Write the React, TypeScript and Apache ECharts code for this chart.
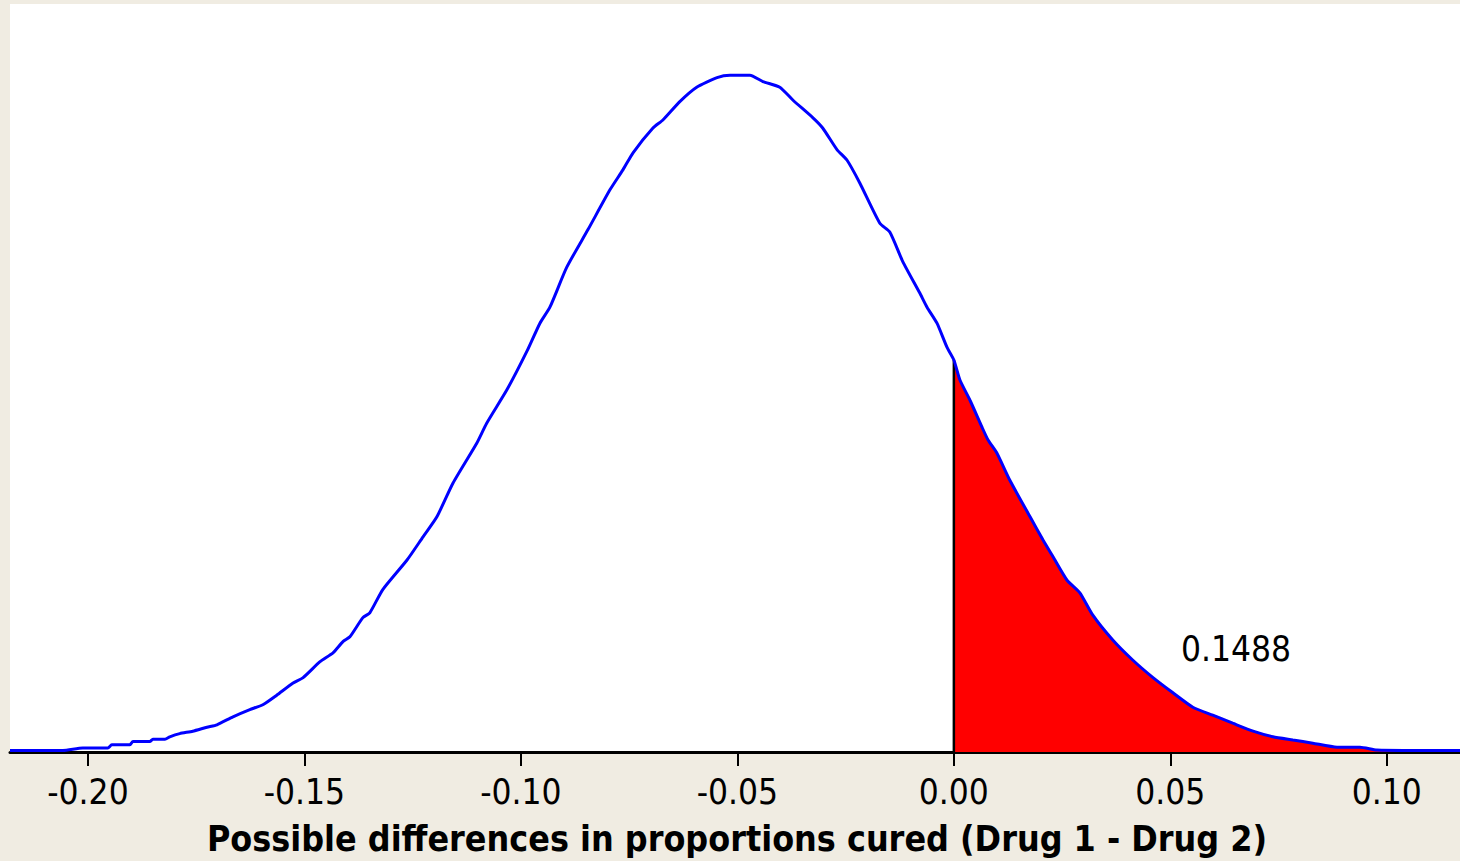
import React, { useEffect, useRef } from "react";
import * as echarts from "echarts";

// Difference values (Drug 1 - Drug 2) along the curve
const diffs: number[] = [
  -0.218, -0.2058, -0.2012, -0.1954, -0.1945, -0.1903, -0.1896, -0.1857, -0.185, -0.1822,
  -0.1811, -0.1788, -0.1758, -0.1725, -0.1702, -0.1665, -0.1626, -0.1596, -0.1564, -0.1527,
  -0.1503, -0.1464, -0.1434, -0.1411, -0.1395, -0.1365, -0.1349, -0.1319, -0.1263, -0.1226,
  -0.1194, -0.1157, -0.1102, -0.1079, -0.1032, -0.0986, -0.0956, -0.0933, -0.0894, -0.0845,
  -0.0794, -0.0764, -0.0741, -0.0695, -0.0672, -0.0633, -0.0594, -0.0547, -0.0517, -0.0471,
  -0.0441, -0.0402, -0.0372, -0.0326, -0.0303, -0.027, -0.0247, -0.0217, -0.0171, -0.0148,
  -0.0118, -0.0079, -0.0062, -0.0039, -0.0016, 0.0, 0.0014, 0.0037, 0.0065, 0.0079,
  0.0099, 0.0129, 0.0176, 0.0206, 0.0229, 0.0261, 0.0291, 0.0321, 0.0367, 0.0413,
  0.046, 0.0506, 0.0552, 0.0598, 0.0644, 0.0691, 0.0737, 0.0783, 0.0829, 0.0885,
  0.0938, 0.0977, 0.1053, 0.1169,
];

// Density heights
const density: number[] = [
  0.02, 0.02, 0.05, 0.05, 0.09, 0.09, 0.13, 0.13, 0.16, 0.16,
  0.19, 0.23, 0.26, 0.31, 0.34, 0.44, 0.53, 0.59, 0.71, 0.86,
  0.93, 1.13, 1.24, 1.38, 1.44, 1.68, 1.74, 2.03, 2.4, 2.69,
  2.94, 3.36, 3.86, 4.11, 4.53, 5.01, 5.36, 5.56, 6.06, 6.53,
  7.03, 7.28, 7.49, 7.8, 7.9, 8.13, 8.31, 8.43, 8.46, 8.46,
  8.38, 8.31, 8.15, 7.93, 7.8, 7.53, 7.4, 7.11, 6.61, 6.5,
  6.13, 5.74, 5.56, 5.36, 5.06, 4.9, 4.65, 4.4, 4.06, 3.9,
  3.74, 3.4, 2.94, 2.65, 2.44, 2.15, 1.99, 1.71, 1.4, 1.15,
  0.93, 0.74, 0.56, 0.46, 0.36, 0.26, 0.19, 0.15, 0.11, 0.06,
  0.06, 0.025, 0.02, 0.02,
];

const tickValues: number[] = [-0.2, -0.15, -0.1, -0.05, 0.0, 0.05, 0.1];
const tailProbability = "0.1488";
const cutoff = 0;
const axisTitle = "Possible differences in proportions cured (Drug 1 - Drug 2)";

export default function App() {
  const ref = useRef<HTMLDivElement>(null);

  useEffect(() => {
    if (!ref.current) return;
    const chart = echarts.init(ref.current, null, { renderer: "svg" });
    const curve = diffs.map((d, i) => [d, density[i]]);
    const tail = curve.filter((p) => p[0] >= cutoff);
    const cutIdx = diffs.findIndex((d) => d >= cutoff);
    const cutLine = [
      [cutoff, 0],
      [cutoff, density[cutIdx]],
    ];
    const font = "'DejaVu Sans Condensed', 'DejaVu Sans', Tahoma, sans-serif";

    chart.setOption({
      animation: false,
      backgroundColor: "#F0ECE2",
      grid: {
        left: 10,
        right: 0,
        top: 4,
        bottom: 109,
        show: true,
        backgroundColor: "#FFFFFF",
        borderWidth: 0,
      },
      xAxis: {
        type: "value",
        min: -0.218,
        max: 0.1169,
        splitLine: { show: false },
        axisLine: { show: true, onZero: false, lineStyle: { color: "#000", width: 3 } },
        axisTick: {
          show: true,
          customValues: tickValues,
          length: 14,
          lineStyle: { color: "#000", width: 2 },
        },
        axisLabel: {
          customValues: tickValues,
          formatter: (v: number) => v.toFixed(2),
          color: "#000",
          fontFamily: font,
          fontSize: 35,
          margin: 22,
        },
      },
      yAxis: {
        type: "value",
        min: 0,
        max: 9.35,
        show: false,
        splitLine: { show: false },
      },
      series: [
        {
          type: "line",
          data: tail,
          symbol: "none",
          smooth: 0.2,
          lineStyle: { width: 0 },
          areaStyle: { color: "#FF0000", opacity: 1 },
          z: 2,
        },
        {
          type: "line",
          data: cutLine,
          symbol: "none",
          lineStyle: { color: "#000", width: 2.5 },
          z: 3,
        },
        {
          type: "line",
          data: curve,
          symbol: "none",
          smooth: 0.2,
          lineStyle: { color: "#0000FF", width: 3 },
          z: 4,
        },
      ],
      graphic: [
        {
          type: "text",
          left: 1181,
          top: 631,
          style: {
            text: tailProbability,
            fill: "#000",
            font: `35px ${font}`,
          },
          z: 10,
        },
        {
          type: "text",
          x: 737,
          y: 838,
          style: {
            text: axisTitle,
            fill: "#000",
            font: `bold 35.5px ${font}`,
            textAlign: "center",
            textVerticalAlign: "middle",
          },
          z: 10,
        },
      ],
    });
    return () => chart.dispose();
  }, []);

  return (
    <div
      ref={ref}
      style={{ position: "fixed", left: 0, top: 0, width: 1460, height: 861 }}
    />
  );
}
────────────────────
**TASK STATEMENT:**
Pictures excluded, repeat exactly the lines from the top of the material through the line with "import * as", including both of those lines.

**TASK SOLUTION:**
Write the React, TypeScript and Apache ECharts code for this chart.
import React, { useEffect, useRef } from "react";
import * as echarts from "echarts";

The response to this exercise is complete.